### Short exercise
Pull every line of the entries that has the word "chart".

### Data supplied
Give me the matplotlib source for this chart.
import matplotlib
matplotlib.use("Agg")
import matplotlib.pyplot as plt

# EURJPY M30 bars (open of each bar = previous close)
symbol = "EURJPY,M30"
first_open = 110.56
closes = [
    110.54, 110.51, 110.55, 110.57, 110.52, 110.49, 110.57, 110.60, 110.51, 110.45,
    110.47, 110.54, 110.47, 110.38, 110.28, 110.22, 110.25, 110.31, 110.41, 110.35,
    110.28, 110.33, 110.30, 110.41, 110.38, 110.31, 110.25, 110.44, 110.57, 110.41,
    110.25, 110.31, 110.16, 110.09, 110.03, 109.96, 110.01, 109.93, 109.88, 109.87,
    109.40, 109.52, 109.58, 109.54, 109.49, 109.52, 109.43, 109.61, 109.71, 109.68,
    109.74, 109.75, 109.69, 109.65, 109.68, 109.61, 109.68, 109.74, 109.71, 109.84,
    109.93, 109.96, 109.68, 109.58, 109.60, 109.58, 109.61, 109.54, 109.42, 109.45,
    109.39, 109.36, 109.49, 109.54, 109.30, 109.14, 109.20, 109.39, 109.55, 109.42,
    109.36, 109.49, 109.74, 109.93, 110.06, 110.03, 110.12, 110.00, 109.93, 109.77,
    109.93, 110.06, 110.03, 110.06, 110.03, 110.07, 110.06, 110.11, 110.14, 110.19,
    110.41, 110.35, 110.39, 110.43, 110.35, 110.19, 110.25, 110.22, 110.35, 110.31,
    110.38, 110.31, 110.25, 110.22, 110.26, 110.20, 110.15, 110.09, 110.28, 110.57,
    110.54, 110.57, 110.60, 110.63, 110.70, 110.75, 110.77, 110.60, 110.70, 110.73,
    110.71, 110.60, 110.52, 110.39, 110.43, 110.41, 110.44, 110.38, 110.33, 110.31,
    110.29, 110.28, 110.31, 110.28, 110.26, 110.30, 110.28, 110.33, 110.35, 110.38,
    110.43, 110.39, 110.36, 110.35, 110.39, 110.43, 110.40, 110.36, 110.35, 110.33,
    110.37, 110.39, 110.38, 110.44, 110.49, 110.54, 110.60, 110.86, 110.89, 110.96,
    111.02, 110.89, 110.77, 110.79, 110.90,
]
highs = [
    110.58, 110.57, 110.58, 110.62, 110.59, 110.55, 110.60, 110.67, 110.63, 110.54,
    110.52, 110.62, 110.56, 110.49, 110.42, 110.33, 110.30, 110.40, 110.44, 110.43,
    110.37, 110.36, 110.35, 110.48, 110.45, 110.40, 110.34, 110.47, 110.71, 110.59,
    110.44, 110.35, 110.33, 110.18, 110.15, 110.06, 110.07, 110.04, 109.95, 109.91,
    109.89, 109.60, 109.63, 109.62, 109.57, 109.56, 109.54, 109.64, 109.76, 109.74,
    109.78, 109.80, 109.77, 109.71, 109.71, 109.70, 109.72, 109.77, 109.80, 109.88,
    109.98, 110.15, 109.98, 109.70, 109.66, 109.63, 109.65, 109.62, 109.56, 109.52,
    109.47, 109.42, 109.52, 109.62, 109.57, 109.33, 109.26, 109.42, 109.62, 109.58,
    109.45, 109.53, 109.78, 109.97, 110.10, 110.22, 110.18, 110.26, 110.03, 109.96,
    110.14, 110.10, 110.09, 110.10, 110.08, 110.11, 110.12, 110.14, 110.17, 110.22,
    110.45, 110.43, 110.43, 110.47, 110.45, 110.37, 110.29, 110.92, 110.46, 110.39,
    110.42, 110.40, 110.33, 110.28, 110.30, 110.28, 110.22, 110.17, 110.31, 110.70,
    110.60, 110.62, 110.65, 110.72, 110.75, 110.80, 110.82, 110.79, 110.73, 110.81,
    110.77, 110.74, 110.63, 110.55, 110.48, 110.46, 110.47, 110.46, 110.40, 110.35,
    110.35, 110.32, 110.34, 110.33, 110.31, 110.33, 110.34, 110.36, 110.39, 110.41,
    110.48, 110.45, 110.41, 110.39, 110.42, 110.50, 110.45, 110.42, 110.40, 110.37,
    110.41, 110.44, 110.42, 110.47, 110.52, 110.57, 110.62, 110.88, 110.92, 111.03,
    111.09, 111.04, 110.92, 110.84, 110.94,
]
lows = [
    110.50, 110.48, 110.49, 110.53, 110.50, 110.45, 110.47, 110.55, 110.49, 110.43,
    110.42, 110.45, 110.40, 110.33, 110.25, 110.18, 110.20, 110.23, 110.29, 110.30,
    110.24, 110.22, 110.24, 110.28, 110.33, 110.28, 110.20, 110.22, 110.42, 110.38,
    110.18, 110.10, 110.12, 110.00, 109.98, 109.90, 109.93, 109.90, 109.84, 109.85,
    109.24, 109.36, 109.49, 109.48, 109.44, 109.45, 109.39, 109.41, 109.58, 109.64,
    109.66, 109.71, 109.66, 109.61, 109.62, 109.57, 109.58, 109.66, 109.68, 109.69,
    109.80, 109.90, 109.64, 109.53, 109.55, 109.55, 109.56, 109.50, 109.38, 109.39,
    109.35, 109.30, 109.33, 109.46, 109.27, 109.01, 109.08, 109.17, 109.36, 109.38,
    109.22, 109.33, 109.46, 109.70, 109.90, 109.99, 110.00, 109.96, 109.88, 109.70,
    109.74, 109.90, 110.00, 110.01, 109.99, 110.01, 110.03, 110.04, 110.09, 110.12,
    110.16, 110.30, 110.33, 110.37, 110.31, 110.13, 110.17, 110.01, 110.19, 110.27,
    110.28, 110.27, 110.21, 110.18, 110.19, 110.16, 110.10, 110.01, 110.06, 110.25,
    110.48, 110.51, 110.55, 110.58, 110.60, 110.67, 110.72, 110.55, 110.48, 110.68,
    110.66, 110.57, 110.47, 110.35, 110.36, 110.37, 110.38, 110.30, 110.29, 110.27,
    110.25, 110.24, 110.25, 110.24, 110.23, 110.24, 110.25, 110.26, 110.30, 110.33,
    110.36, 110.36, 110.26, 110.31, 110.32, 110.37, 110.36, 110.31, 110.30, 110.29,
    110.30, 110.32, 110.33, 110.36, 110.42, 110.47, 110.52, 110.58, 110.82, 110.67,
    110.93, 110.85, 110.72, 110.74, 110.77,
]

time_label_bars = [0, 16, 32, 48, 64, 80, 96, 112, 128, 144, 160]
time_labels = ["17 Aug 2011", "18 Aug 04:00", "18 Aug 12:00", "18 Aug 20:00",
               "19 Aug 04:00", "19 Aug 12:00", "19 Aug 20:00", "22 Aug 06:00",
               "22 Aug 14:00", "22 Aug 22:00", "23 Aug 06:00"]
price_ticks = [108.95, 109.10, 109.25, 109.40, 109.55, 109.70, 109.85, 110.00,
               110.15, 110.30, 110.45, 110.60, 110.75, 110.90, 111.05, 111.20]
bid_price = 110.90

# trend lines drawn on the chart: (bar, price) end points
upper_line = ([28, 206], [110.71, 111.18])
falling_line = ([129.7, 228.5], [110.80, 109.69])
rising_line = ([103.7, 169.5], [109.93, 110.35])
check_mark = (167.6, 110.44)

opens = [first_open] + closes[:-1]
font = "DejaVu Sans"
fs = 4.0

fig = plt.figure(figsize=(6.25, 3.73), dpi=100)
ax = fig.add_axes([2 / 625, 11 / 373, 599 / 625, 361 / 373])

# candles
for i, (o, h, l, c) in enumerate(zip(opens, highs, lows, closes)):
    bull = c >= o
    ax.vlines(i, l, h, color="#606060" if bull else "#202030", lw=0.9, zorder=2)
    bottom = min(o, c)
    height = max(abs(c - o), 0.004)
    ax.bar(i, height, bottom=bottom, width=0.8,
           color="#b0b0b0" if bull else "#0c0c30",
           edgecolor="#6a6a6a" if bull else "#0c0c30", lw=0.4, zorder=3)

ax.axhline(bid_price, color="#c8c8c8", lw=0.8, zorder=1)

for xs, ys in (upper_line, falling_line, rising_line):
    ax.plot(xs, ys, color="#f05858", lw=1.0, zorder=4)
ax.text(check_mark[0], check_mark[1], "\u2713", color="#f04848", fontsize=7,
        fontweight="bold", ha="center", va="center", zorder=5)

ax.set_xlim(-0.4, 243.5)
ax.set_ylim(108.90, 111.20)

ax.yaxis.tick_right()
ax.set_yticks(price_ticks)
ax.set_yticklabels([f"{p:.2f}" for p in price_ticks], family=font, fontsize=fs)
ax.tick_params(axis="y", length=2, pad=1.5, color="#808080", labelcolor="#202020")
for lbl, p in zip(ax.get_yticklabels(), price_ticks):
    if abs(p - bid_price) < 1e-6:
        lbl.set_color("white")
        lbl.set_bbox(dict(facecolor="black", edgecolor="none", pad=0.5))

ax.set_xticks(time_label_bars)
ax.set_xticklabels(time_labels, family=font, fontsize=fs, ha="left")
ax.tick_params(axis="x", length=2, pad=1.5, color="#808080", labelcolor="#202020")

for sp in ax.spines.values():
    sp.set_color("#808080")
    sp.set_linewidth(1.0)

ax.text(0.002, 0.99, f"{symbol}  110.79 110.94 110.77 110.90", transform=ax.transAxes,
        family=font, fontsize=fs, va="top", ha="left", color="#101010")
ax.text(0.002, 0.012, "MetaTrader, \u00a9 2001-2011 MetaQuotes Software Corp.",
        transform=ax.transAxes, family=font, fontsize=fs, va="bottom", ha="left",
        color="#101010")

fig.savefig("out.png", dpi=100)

--

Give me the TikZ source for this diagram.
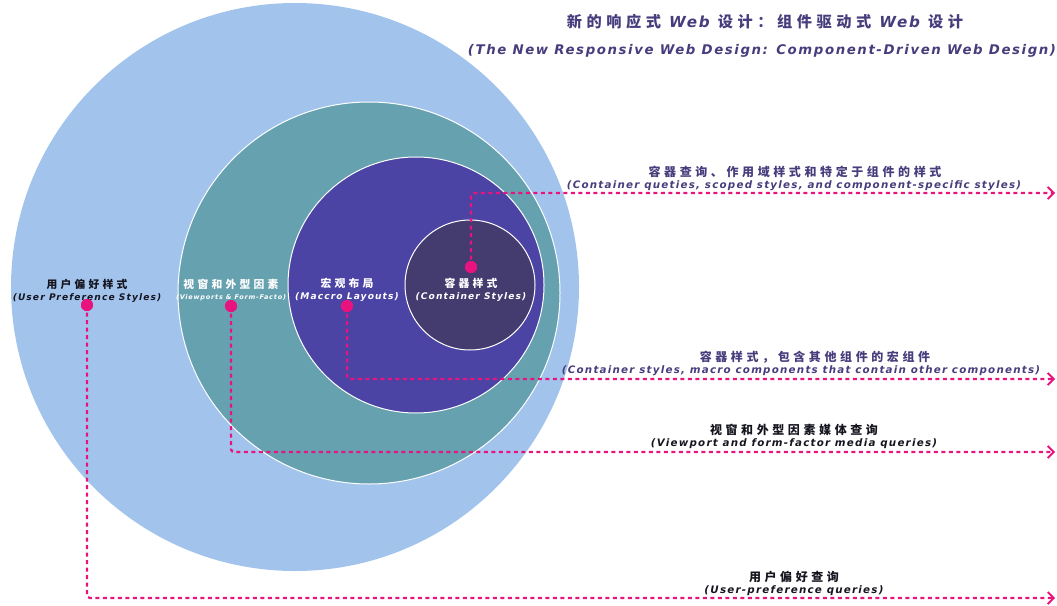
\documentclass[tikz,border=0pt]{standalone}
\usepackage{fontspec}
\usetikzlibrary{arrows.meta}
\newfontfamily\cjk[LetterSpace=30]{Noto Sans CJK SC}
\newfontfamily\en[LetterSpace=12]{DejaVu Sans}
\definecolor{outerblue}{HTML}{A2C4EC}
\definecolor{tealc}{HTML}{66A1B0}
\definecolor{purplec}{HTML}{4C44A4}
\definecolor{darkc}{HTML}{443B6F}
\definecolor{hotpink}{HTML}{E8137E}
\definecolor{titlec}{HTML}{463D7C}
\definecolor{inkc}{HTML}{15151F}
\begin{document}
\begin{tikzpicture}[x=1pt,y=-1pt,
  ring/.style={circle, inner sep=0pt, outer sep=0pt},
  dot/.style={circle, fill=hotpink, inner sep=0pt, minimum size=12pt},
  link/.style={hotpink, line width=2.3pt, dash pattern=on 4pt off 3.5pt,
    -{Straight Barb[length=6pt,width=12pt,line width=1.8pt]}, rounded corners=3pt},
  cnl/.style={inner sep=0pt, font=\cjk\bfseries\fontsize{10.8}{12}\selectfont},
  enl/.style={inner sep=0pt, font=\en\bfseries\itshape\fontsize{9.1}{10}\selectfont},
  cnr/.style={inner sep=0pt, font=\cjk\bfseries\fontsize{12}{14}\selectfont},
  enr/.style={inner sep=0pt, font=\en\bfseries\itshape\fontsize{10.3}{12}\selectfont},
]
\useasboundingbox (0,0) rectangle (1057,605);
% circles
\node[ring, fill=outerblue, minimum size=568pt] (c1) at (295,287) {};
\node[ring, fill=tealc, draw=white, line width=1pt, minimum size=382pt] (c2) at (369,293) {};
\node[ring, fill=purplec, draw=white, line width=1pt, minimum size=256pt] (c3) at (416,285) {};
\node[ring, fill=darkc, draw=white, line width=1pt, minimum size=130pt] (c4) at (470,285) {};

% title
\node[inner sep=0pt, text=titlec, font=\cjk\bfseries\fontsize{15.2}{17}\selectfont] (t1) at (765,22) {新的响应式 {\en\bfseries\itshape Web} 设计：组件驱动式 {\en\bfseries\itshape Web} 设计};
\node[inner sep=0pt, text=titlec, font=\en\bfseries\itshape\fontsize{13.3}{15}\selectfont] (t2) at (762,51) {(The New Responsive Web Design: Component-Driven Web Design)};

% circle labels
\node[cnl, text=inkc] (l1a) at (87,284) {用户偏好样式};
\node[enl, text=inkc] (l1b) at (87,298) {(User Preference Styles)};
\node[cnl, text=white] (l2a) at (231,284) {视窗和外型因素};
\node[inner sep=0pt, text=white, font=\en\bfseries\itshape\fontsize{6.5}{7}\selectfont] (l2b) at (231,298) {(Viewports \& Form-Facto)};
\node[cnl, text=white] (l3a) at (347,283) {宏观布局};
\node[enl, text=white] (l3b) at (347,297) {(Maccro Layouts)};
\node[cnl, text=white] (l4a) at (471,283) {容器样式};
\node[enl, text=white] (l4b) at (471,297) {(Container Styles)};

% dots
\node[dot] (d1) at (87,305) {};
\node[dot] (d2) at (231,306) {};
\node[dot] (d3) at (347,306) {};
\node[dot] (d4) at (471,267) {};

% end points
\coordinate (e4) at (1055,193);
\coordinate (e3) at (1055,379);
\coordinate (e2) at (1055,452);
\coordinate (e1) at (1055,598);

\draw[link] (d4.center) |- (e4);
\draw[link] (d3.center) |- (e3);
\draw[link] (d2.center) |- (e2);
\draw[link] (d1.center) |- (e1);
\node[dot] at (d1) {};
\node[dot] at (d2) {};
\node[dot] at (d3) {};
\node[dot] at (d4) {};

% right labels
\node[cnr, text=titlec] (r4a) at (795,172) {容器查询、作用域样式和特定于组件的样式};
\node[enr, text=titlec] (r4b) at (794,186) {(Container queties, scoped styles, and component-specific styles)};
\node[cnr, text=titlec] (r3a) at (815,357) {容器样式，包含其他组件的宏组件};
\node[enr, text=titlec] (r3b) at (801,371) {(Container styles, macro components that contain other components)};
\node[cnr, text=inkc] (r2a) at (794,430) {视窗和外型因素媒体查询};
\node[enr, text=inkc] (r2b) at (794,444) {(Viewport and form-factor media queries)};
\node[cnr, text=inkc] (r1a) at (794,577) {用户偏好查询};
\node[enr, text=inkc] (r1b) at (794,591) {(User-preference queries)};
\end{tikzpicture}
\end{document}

### Reply
Give me the matplotlib source for this chart.
# trend lines drawn on the chart: (bar, price) end points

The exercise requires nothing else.